Hot dogs star in a canine Cool Runnings

In a classic fish-out-of-water story, a Miami dentist learns he’s been adopted after he inherits his birth mother’s Alaskan dog sled team.

SNOW DOGS: Comedy, PG. Star rating - 2/5

In a classic fish-out-of-water story, a Miami dentist learns he’s been adopted after he inherits his birth mother’s Alaskan dog sled team.

He ventures into the Great White North to find out about where he really came from and ends up getting a little more than he bargains for.

Ted Brooks (Cuba Gooding Jr.) is Miami’s answer to a dental superstar. He’s rich, handsome and has a thriving business called Hot Smiles, inherited from his father. Suddenly, his life changes when he receives a summons from Alaska, naming him in the will of a woman he’s never heard of.

Even though this is the day she dreaded, his mother (Nichelle Nichols) tells him he is adopted and that the deceased woman, Lucy, was his birth mother.

Shell-shocked, Ted boards a plane to Alaska to find out about his bloodline and makes his way to the quirky town of Tolketna. There he meets a group of eccentrics, including the town’s magistrate and pilot George (M Emmet Walsh), the lovely saloon owner Barb (Joanna Bacalso) and crusty mountain man Thunder Jack (James Coburn).

Ted also discovers he has inherited a top team of sled dogs, lead by the huskie Demon, a real sweet-natured dog (sure, with a name like Demon, you’d believe that).

The dogs take an immediate dislike to the city slicker as does as Jack, who would like nothing better than for Ted to hurry back to warmer climates.

Jack badgers Ted to sell him the dogs, but after an interesting turn of events, Ted decides to stick it out in Tolketna and learn all he can about dog sledding, which his mother loved so much.

The kids will love it, but don’t expect too much Disney magic.

THE TIME MACHINE: Action, PG. Star rating: 2/5

HG Wells’ The Time Machine was a seminal work of science fiction.

Imbued with great imagination, it was tinged with sadness and outrage over the fate of humanity.

The film adaptation, sadly, has none of these qualities. It works solely as a generic action-adventure.

In the course of the film, we are treated to some nifty visual effects, lots of big, bad beasts going around terrorising people and a Die Hard-type showdown.

Our hero is Professor Alexander Hartdegen (Guy Pearce), who is compelled to build a time machine to avert a tragedy in his past. With it, he our resourceful scientist travels back to the day of the incident, but finds the situation unalterable.

Resigned to this, fact that the answer he seeks cannot be found in the past, he travels ahead in time and meets the future descendants of mankind: the Eloi and the Morlocks.

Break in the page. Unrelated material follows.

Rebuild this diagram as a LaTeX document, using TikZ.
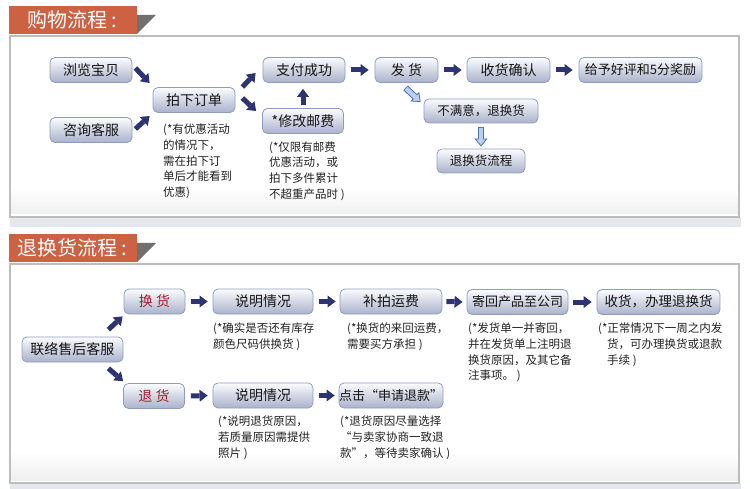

First, the good: The time travel sequences are stunning. We see the progress of the seasons, human civilisation and even geologic processes.

There is visually inspiring moment where day and night blur into one, producing a narrow, wavering band of light in the sky. These sights alone, however, are insufficient to evoke wonder.

In the book, the Time Traveller is driven by relentless curiosity. He journeyed to the very last days of the Earth, described by a narrative at once pensive and poignant.

But in this film, the hero’s primary motivation seems to be women. Guy Pearce seems listless throughout, as if unable to believe in such a preposterous exercise.

His first pit stop is New York in 2030, where he gets acquainted with a virtual librarian who embodies the sum of human knowledge.

Strangely enough, it knows nothing of time travel theories. Some 28 years into the future and a repository of information knows less than Google.com? And this is progress? Hmm.

The latter part of the film suffers from this same lack of logic. And imagination. It’s annoying that humans still speak perfect American English so far in the future. Even the nature of the Eloi contradicts the principle of evolution.